The listing below begins with the first line you should copy; stop after the line containing "const fmt = (v: number)", and drop every picture.

* [DATA PROVIDED]:
[Begin]

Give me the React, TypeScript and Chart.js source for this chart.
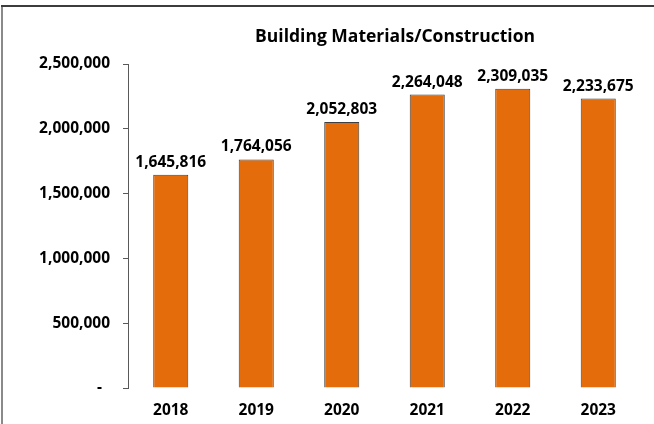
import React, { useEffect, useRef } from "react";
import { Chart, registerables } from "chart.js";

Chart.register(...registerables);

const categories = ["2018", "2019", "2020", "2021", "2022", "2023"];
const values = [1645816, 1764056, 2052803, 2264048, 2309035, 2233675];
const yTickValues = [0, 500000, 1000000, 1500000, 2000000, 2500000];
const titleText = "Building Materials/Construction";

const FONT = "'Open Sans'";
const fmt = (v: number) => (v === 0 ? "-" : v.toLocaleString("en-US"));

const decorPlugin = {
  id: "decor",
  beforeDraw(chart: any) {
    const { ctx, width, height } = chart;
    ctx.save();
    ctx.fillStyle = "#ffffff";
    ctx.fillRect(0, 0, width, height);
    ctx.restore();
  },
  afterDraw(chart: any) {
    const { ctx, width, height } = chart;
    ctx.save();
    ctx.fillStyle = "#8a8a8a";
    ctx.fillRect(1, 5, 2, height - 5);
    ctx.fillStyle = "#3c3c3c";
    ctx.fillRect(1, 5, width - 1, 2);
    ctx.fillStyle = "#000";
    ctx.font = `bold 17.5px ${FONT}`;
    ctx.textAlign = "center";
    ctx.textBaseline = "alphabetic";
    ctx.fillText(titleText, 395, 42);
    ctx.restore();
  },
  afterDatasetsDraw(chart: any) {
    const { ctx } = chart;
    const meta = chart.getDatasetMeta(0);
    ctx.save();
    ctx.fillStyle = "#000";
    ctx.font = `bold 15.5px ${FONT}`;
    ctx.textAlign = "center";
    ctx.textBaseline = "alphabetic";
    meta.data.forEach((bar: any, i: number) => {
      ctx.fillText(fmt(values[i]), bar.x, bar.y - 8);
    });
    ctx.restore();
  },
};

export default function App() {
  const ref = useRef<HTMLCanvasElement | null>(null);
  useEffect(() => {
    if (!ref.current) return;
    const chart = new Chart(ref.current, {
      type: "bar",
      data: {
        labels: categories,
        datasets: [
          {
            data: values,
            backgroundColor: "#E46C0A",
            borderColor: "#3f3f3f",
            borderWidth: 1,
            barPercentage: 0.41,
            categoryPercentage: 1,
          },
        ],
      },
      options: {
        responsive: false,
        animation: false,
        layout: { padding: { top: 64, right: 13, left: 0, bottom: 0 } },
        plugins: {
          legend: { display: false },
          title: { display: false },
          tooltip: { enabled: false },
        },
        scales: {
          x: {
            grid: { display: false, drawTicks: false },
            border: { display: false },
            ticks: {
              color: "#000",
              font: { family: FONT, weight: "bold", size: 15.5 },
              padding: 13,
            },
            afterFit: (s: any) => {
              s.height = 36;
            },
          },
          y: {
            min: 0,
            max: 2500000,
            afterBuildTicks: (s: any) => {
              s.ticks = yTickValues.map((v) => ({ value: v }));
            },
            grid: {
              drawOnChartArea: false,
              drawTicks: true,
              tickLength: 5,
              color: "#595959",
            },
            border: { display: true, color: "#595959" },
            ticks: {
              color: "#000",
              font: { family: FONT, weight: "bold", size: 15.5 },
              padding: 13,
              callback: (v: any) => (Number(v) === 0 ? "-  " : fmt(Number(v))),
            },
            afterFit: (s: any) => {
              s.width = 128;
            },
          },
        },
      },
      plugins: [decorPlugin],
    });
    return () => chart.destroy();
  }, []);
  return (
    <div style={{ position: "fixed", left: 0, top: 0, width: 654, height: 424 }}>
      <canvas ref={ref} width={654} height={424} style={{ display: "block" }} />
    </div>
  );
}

[End]

* [SOLUTION TO THIS EXERCISE]:
Give me the React, TypeScript and Chart.js source for this chart.
import React, { useEffect, useRef } from "react";
import { Chart, registerables } from "chart.js";

Chart.register(...registerables);

const categories = ["2018", "2019", "2020", "2021", "2022", "2023"];
const values = [1645816, 1764056, 2052803, 2264048, 2309035, 2233675];
const yTickValues = [0, 500000, 1000000, 1500000, 2000000, 2500000];
const titleText = "Building Materials/Construction";

const FONT = "'Open Sans'";
const fmt = (v: number) => (v === 0 ? "-" : v.toLocaleString("en-US"));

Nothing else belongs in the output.